■ **Goal of the exercise**
Without the pictures, print the lines running from the beginning of the material to the line containing "987).attr('height', 695).attr('fill', '#fff');", both ends included.
========
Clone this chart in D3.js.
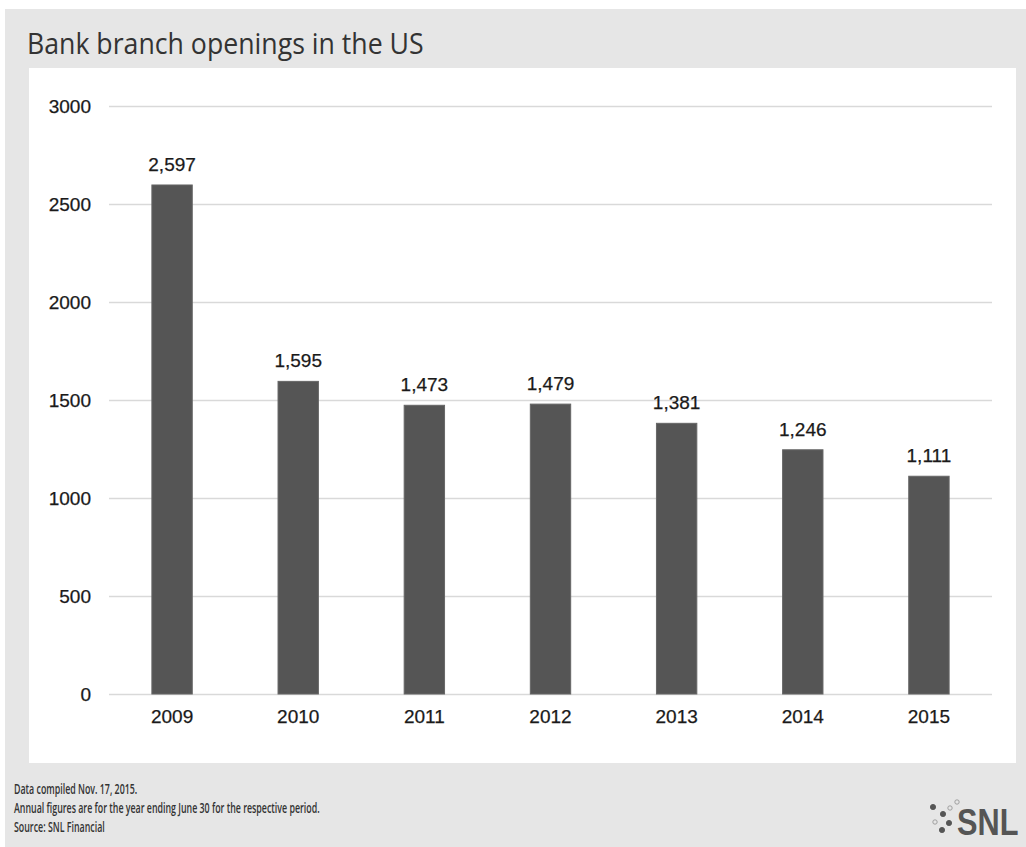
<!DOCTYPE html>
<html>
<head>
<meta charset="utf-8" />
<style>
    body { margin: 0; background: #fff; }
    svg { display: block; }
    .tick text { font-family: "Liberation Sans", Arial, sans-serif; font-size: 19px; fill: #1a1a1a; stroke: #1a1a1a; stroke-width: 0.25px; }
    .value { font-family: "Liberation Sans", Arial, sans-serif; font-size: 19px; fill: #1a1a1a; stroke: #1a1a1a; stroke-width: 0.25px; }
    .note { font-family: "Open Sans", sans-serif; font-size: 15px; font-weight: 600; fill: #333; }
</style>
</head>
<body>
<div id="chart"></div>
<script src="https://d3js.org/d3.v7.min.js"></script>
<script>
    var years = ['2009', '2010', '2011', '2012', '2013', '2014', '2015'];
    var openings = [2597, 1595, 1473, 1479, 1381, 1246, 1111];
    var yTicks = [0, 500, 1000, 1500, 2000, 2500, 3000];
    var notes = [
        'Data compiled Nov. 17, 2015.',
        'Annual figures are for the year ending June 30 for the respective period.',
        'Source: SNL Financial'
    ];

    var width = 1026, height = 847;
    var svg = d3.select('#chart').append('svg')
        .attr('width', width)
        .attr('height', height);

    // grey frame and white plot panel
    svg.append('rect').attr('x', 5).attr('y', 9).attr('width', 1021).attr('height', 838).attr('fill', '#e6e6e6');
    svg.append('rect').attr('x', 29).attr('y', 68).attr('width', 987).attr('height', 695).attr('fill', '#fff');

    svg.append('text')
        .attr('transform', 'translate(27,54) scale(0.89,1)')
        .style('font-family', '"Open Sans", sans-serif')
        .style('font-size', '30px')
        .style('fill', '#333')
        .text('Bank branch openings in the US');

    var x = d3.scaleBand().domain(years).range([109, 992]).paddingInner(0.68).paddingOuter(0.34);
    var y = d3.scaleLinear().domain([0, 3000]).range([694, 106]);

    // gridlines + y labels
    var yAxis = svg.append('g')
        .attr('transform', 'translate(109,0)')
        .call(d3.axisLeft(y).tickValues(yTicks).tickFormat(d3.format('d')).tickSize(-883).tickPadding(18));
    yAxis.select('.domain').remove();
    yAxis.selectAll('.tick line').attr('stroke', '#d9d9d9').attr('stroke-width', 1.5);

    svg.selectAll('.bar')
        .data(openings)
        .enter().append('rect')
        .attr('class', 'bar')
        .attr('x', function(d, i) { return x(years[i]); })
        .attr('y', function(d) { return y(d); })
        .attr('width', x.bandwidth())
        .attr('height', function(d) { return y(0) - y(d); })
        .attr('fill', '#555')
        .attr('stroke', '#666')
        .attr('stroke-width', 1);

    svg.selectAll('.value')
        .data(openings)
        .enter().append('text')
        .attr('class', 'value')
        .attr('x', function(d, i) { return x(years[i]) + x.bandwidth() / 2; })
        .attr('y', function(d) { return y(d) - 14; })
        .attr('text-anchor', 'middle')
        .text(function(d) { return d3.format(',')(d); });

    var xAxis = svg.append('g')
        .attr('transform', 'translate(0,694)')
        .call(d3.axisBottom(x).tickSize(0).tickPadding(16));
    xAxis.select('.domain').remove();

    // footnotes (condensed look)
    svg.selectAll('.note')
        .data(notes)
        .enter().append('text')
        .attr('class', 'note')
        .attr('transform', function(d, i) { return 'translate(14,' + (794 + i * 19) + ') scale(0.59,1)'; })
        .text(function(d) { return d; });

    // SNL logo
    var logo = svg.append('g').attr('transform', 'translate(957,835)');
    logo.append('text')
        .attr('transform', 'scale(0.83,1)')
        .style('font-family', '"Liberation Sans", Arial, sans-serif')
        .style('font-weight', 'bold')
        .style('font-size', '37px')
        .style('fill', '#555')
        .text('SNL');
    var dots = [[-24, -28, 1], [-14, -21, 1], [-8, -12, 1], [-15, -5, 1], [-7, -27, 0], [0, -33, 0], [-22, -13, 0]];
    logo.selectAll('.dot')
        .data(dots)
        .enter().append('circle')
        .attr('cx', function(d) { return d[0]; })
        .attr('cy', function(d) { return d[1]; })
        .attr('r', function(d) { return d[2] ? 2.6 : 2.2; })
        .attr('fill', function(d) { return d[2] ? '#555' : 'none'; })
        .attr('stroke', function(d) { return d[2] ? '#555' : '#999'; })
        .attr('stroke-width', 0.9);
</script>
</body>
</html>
========
■ **Written solution**
Clone this chart in D3.js.
<!DOCTYPE html>
<html>
<head>
<meta charset="utf-8" />
<style>
    body { margin: 0; background: #fff; }
    svg { display: block; }
    .tick text { font-family: "Liberation Sans", Arial, sans-serif; font-size: 19px; fill: #1a1a1a; stroke: #1a1a1a; stroke-width: 0.25px; }
    .value { font-family: "Liberation Sans", Arial, sans-serif; font-size: 19px; fill: #1a1a1a; stroke: #1a1a1a; stroke-width: 0.25px; }
    .note { font-family: "Open Sans", sans-serif; font-size: 15px; font-weight: 600; fill: #333; }
</style>
</head>
<body>
<div id="chart"></div>
<script src="https://d3js.org/d3.v7.min.js"></script>
<script>
    var years = ['2009', '2010', '2011', '2012', '2013', '2014', '2015'];
    var openings = [2597, 1595, 1473, 1479, 1381, 1246, 1111];
    var yTicks = [0, 500, 1000, 1500, 2000, 2500, 3000];
    var notes = [
        'Data compiled Nov. 17, 2015.',
        'Annual figures are for the year ending June 30 for the respective period.',
        'Source: SNL Financial'
    ];

    var width = 1026, height = 847;
    var svg = d3.select('#chart').append('svg')
        .attr('width', width)
        .attr('height', height);

    // grey frame and white plot panel
    svg.append('rect').attr('x', 5).attr('y', 9).attr('width', 1021).attr('height', 838).attr('fill', '#e6e6e6');
    svg.append('rect').attr('x', 29).attr('y', 68).attr('width', 987).attr('height', 695).attr('fill', '#fff');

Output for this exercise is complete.